One morning, during Uroboros Festival 2021, we met in a non-conventional online space standing on a rejected paper from the ACM IDS Conference along with its authors, and initiated a digital stroll in which to collectively murmur. Design researchers Joseph Lindley, David Green, and Zach Manson built this space in gather.town and brought us together to share our perspectives on fluidity, data, time, and metanarratives. The design was based on the manuscript ‘Ways of Seeing Design Research’ — a reflection on state-of-the-art design research as a discipline.
The experiment was part of Design Research Works, a project by Dr. Joseph Lindley that focuses on promoting Design Research (DR). According to him, it concerns the “discipline transcending, art & science unifying, future revealing power of Design Research”. In the complex world that we have designed, we need new ways of understanding it. DR offers tools to investigate and is gradually becoming prevalent in the tech world and in academia. But it is also naive, its methods are still adolescent, and it is not always respected as a valid research method. The authors want to unlock the full potential of this discipline by creating a space for dialogue. Marshall McLuhan was right — the medium IS the message — and here, more pointedly, the medium is the collective murmuration.

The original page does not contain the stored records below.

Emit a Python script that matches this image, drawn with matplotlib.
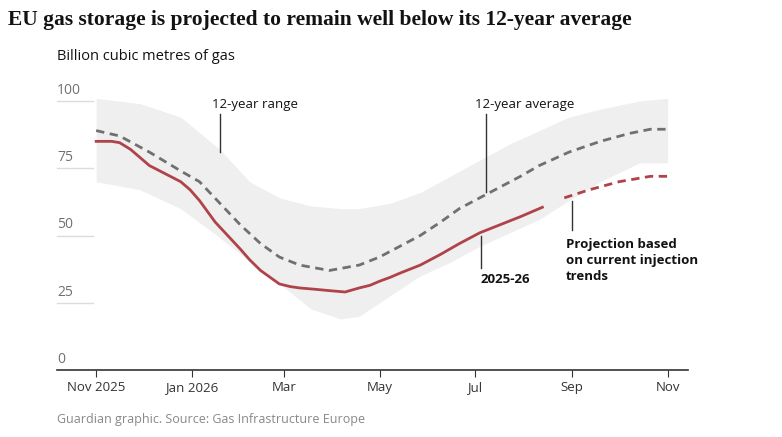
import matplotlib.pyplot as plt
import numpy as np

# days since 1 Nov 2025
range_days = [0, 28, 54, 79, 98, 117, 137, 156, 168, 188, 207, 226, 245, 264, 283, 302, 322, 347, 365]
range_hi = [101, 99, 94, 82, 70, 64, 61, 60, 60, 62, 66, 72, 78, 84, 89, 94, 97, 100, 101]
range_lo_days = [0, 28, 54, 73, 92, 111, 130, 143, 156, 168, 181, 194, 207, 226, 245, 264, 283, 302, 322, 347, 365]
range_lo = [70, 67, 60, 52, 43, 35, 26, 20, 19, 20, 25, 30, 35, 40, 46, 51, 56, 63, 70, 77, 77]

avg_days = [0, 15, 34, 54, 66, 79, 92, 105, 117, 130, 149, 168, 181, 194, 207, 220, 232, 245, 258, 271, 283, 302, 322, 341, 354, 365]
avg_vals = [89, 87, 81, 74, 70, 62, 54, 47, 42, 39, 37, 39, 42, 46, 50, 55, 60, 64, 68, 72, 76, 81, 85, 88, 89.5, 89.5]

cur_days = [0, 10, 15, 22, 28, 34, 44, 54, 60, 66, 71, 76, 84, 92, 98, 105, 111, 117, 124, 130, 140, 149, 159, 168, 175, 181, 188, 194, 207, 220, 232, 245, 258, 271, 285]
cur_vals = [85, 85, 84.5, 82, 79, 76, 73, 70, 67, 63, 59, 55, 50, 45, 41, 37, 34.5, 32, 31, 30.5, 30, 29.5, 29, 30.5, 31.5, 33, 34.5, 36, 39, 43, 47, 51, 54, 57, 60.5]

proj_days = [299, 315, 334, 354, 365]
proj_vals = [64, 67, 70, 72, 72]

tick_days = [0, 61, 120, 181, 242, 304, 365]
tick_labels = ["Nov 2025", "Jan 2026", "Mar", "May", "Jul", "Sep", "Nov"]

plt.rcParams["font.family"] = ["Open Sans", "DejaVu Sans"]
W, H = 782, 437
fig = plt.figure(figsize=(W / 100, H / 100), dpi=100)
ax = fig.add_axes([57 / W, (H - 370) / H, (688 - 57) / W, 269 / H])
ax.set_xlim(-25, 378)
ax.set_ylim(0, 100)

lo = np.interp(range_days, range_lo_days, range_lo)
ax.fill_between(range_days, lo, range_hi, color="#efefef", lw=0, clip_on=False)
ax.plot(avg_days, avg_vals, color="#707070", lw=2, ls=(0, (3, 2)), clip_on=False)
ax.plot(cur_days, cur_vals, color="#b0424a", lw=2, clip_on=False)
ax.plot(proj_days, proj_vals, color="#b0424a", lw=2, ls=(0, (3, 2)), clip_on=False)

for v in [25, 50, 75, 100]:
    ax.plot([-25, -2], [v, v], color="#dcdcdc", lw=1, clip_on=False)
    ax.text(-25, v + 1.2, str(v), fontsize=10, color="#707070", va="bottom")
ax.text(-25, 1.2, "0", fontsize=10, color="#707070", va="bottom")

for s in ["top", "right", "left"]:
    ax.spines[s].set_visible(False)
ax.spines["bottom"].set_color("#333333")
ax.spines["bottom"].set_linewidth(1.2)
ax.set_yticks([])
ax.set_xticks(tick_days)
ax.set_xticklabels(tick_labels, fontsize=9.5, color="#333333")
ax.tick_params(axis="x", length=5, color="#333333", pad=3)

def note(x, y, text, ly0, ly1, lx, bold=False, ha="left"):
    ax.text(x, y, text, fontsize=9.5, ha=ha, va="top", color="#121212",
            fontweight="bold" if bold else "normal", linespacing=1.3)
    ax.plot([lx, lx], [ly0, ly1], color="#333333", lw=1, clip_on=False)

note(74, 101, "12-year range", 95, 81, 79)
note(242, 101, "12-year average", 95, 66, 249)
note(261, 36, "2025-26", 50, 38, 246, bold=True, ha="center")
note(300, 49, "Projection based\non current injection\ntrends", 63, 52, 304, bold=True)

fig.text(8 / W, 1 - 10 / H, "EU gas storage is projected to remain well below its 12-year average",
         fontsize=15.5, fontweight="bold", family=["Liberation Serif"], va="top", color="#121212")
fig.text(57 / W, 1 - 49 / H, "Billion cubic metres of gas", fontsize=10.5, va="top", color="#121212")
fig.text(57 / W, 1 - 413 / H, "Guardian graphic. Source: Gas Infrastructure Europe",
         fontsize=9, va="top", color="#888888")

fig.savefig("out.png", dpi=100)
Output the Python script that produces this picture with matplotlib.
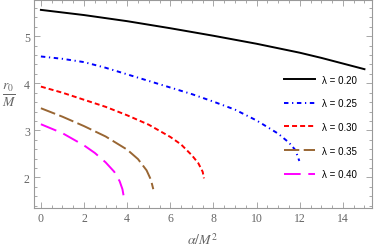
import matplotlib
matplotlib.use("Agg")
import matplotlib.pyplot as plt
from matplotlib.ticker import MultipleLocator

plt.rcParams['mathtext.fontset'] = 'stix'
plt.rcParams['lines.scale_dashes'] = False

# curves r0/M vs alpha/M^2 for each lambda
x_020 = [0, 2, 4, 6, 8, 10, 12, 13, 14, 15]
y_020 = [5.56, 5.45, 5.32, 5.17, 5.01, 4.84, 4.65, 4.54, 4.42, 4.30]

x_025 = [0, 1, 2, 3, 4, 5, 6, 7, 8, 9, 10, 11, 11.5, 11.8, 11.98]
y_025 = [4.57, 4.52, 4.45, 4.33, 4.19, 4.05, 3.91, 3.77, 3.61, 3.44, 3.21, 2.93, 2.74, 2.58, 2.35]

x_030 = [0, 1, 2, 3, 4, 5, 6, 6.5, 7, 7.3, 7.5, 7.56]
y_030 = [3.93, 3.80, 3.65, 3.50, 3.32, 3.12, 2.86, 2.70, 2.47, 2.30, 2.12, 1.98]

x_035 = [0, 1, 2, 3, 4, 4.5, 4.9, 5.1, 5.21]
y_035 = [3.47, 3.29, 3.09, 2.87, 2.59, 2.39, 2.15, 1.95, 1.75]

x_040 = [0, 1, 2, 2.5, 3, 3.4, 3.65, 3.78, 3.85]
y_040 = [3.13, 2.94, 2.68, 2.52, 2.32, 2.12, 1.92, 1.75, 1.57]

labels = ["λ = 0.20", "λ = 0.25", "λ = 0.30", "λ = 0.35", "λ = 0.40"]

fig = plt.figure(figsize=(3.74, 2.53), dpi=100)
ax = fig.add_axes([34/374, 1 - 209/253, 338/374, 208/253])

ax.plot(x_020, y_020, color='black', lw=1.4, label=labels[0])
ax.plot(x_025, y_025, color='#0000ff', lw=1.4, dashes=(3.2, 2.6, 0.9, 2.6), label=labels[1])
ax.plot(x_030, y_030, color='#ff0000', lw=1.4, dashes=(3.6, 2.2), label=labels[2])
ax.plot(x_035, y_035, color='#996633', lw=1.4, dashes=(11, 3.2), label=labels[3])
ax.plot(x_040, y_040, color='#ff00ff', lw=1.4, dashes=(12, 5.5), label=labels[4])

ax.set_xlim(-0.32, 15.35)
ax.set_ylim(1.35, 5.77)

ax.xaxis.set_major_locator(MultipleLocator(2))
ax.xaxis.set_minor_locator(MultipleLocator(0.5))
ax.yaxis.set_major_locator(MultipleLocator(1))
ax.yaxis.set_minor_locator(MultipleLocator(0.2))

gray = '#999999'
for s in ax.spines.values():
    s.set_color(gray)
    s.set_linewidth(0.8)
ax.tick_params(which='both', direction='in', top=True, right=True, color=gray,
               labelcolor='#666666', labelsize=8.5, width=0.6)
ax.tick_params(which='major', length=4, pad=3)
ax.tick_params(which='minor', length=2)
for t in ax.get_xticklabels() + ax.get_yticklabels():
    t.set_fontfamily('Liberation Serif')

ax.set_xlabel(r'$\alpha/M^2$', fontsize=10, color='#666666', labelpad=5)
fig.text(9/374, 1 - 95/253, r'$\frac{r_0}{M}$', fontsize=14, color='#666666',
         ha='center', va='center')

leg = ax.legend(loc='upper left', bbox_to_anchor=(0.741, 0.641), frameon=False,
                prop={'family': 'Liberation Sans', 'size': 7},
                handlelength=3.1, handletextpad=0.8, labelspacing=1.4,
                borderpad=0, borderaxespad=0)

fig.savefig('out.png', dpi=100)
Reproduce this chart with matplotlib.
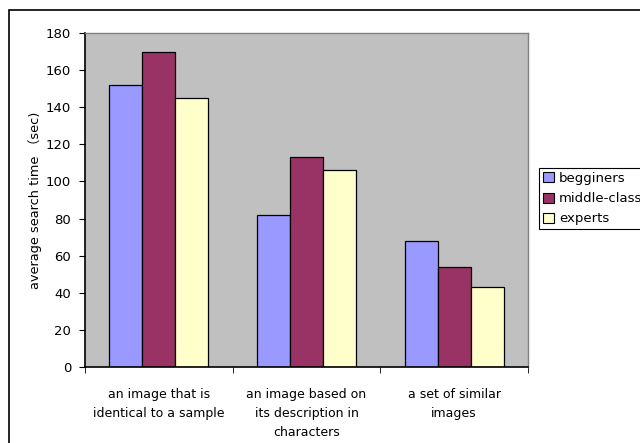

In the paper that was presented, the authors consider multiple perspectives on how design and research should work together. The title relates to John Berger’s ‘Ways of Seeing’, a book and BBC TV programme from the 1970s, which popularised visual culture studies and stressed the importance of knowing the context in which a design (or art form) is constructed to enable its understanding.
The format of a pictorial paper allowed them to use fewer words and more images, sketches, and diagrams. It tries, for example, to build a timeline of DR projects, and also talks about the time:travel paradox in Speculative Design, imagining what a search engine for DR projects would look like. DR is all about learning by making — actually getting your hands dirty with design. In this case, a lot of new observations have arisen through designing this search engine. Thus, new knowledge is generated through designing.
Although the paper was rejected by the conference that focused on design and computing, the ideas put forth in the paper are extremely relevant. Despite the recent interest in DR from various angles, it is still difficult for these ideas to enter the world of established human-centred design discourse.
This critical approach, which involves stepping away from established institutional formats, is what inspires. The murmuration space was open 24/7 throughout the festival. Inside the space itself, you could walk through the paper, read it, add your comments and suggestions, and speak with others. DR needs to find alternative platforms to further shape the discourse. A murmuration could well be one of these.